Nieuwe contractvormen door hoge en volatiele energieprijzen 

De hoge energieprijzen en het groeiende aandeel duurzame opwek leiden tot grote prijsverschillen voor elektrische energie gedurende de dag. Dit raakt een deel van onze klanten en biedt kansen om hierop in te spelen. De grote prijsverschillen jagen de inzet van flexibiliteit en daarmee behoefte aan nieuwe contractvormen aan. We zagen een groei van de populariteit van de thuisaccu.

Het aantal huishoudens met een dynamisch energiecontract steeg. Dit zijn contracten met uurprijzen die een dag van tevoren via de leveranciers worden vastgesteld. Voor klanten die beschikken over flexibiliteit zoals elektrische boilers, elektrische auto’s of thuisbatterijen zijn deze contracten extra interessant. De stijging van het aantal dynamische prijscontracten is mogelijk het begin van een toekomstige trend die in potentie een groot effect kan hebben op onze netbelasting.

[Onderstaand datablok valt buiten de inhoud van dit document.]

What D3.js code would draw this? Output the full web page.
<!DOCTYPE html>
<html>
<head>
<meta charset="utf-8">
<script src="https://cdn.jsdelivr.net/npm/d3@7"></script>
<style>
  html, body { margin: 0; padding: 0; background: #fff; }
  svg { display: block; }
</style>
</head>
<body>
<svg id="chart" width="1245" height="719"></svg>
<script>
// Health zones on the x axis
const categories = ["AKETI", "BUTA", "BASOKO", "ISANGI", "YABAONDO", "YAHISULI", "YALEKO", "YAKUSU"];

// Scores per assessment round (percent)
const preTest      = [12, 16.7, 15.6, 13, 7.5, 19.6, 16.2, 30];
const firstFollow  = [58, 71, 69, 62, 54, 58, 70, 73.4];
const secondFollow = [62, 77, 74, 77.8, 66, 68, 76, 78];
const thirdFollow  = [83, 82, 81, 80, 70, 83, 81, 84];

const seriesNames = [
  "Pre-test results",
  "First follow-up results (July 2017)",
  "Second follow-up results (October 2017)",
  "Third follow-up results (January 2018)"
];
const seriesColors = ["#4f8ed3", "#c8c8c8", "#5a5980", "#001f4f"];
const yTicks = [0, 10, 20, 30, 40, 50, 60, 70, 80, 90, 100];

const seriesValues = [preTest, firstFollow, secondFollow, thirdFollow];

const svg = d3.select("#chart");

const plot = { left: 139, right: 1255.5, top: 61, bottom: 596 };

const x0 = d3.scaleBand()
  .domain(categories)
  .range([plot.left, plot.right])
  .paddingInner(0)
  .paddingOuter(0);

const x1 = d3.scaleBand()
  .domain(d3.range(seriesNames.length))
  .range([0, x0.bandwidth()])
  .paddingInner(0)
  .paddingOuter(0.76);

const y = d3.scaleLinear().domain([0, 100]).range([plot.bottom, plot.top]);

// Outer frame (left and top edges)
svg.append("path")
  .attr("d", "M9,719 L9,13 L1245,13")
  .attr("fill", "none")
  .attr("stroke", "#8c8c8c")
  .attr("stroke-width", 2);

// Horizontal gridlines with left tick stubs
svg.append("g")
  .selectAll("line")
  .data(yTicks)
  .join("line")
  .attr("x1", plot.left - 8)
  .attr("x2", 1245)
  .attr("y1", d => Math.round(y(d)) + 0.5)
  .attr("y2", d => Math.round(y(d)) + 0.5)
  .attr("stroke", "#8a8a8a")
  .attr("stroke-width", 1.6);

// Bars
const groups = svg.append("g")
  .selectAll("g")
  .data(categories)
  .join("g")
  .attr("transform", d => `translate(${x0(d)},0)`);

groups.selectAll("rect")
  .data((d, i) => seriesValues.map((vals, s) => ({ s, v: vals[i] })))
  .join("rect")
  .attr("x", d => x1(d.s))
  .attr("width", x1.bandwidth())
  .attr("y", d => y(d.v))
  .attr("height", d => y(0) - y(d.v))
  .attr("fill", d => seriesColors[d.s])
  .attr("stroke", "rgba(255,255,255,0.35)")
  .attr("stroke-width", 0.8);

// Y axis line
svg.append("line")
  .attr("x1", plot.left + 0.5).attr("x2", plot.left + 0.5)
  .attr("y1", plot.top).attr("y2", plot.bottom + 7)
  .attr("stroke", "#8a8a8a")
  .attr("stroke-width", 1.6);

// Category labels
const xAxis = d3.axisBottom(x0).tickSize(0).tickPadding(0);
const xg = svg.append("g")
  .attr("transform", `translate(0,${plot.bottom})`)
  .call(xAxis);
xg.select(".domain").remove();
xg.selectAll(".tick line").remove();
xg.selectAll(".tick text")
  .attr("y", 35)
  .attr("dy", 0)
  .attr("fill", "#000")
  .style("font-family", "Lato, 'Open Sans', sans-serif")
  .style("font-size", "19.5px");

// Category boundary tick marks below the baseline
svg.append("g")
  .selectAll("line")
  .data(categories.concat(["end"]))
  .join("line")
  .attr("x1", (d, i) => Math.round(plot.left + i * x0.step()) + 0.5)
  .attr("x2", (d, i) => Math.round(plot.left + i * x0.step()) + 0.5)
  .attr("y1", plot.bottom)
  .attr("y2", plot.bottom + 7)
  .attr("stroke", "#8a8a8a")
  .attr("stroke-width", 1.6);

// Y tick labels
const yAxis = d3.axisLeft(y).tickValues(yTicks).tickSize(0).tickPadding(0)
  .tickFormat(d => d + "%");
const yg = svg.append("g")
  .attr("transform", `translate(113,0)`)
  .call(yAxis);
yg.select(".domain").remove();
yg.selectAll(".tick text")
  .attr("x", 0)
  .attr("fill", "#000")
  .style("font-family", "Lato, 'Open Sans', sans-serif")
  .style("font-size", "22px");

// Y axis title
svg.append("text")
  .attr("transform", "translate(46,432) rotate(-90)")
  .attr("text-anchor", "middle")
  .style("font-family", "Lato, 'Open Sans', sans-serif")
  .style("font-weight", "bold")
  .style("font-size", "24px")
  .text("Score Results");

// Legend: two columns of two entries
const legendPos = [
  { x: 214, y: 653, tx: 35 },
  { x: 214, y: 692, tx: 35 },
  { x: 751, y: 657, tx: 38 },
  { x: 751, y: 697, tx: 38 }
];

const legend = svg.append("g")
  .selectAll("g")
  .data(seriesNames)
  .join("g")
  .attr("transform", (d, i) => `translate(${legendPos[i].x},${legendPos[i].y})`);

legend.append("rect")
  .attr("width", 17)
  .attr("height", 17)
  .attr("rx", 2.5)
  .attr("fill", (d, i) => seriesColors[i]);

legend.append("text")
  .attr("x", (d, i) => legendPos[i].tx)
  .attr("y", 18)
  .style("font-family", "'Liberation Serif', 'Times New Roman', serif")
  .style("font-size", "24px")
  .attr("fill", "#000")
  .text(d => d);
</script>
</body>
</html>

Buurtanalysetool verbeterd

Om gemeenten en woningcorporaties goed te ondersteunen kunnen zij gebruikmaken van onze Buurtanalysetool. De Buurtanalysetool geeft inzicht in de gas- en elektriciteitsnetten, de capaciteit, ouderdom en de materialen. Verder zijn per wijk de verwachte (niet direct klantgerelateerde) middenspanningsstations weergegeven. Hiermee krijgen gemeenten en woningcorporaties direct inzicht in de netsituatie. In 2024 hebben we verschillende verbeteringen in de tool aangebracht. Zo testen we samen met gemeenten een nieuwe functie om gemakkelijker geschikte plekken te vinden voor nieuwe middenspanningsruimtes. Daarnaast is nu gemakkelijker te zien of de mogelijkheden in een wijk passen bij de ambities die een gemeente heeft op het gebied van woningbouw. Door in een heel vroeg stadium al terug te koppelen aan de gemeente of de ambities waarschijnlijk passen op een onderstation kan de gemeente hierop sturen.

Van de ruim 380.000 nieuwe personenauto's die in 2024 in Nederland zijn geregistreerd, was dik één op de drie een volledig elektrische.

Toekomstbestendige warmtevoorziening

De overgang naar een alternatieve, duurzame warmtevoorziening raakt alle bedrijven, consumenten, gebouweigenaren en overheden in ons verzorgingsgebied. Het kiezen van nieuwe warmteoplossingen is niet eenvoudig en steeds vaker is de beschikbaarheid van de infrastructuur van grote invloed. De keuzes die gemaakt worden zijn nu al van grote invloed op de netcapaciteit op het laagspanningsnet. Bij grootschalige verduurzaming voorzien wij ook op de hogere netvlakken problemen. 

Isoleren is de eerste stap 

Het terugbrengen van het energiegebruik is een cruciale stap in de transitie naar een duurzaam energiesysteem. Al in 2023 heeft het Rijk extra middelen beschikbaar gesteld voor maatregelen die energiebesparing stimuleren en de energierekening voor huishoudens en bedrijven betaalbaar houden. Daarmee worden we minder afhankelijk van andere landen en raakt het stroomnetwerk niet overvol. Dit is belangrijk: isoleren is een cruciale bouwsteen om het energieverbruik van gebouwen terug te brengen. Het merendeel van de energie in de gebouwde omgeving is immers nodig voor verwarming van onze huizen en panden in de winter. Het terugbrengen van de energievraag leidt verder tot lagere piekbelasting van de netten en dat is cruciaal.

Warmtepompen en elektrische oplossingen

De vraag naar elektrische oplossingen is sterk gestegen. In de gebouwde omgeving zien we dat bijvoorbeeld aan de stijging van het aantal geïnstalleerde warmtepompen. Door een beleidswijziging is er wel sprake van een terugval in de warmtepompenmarkt.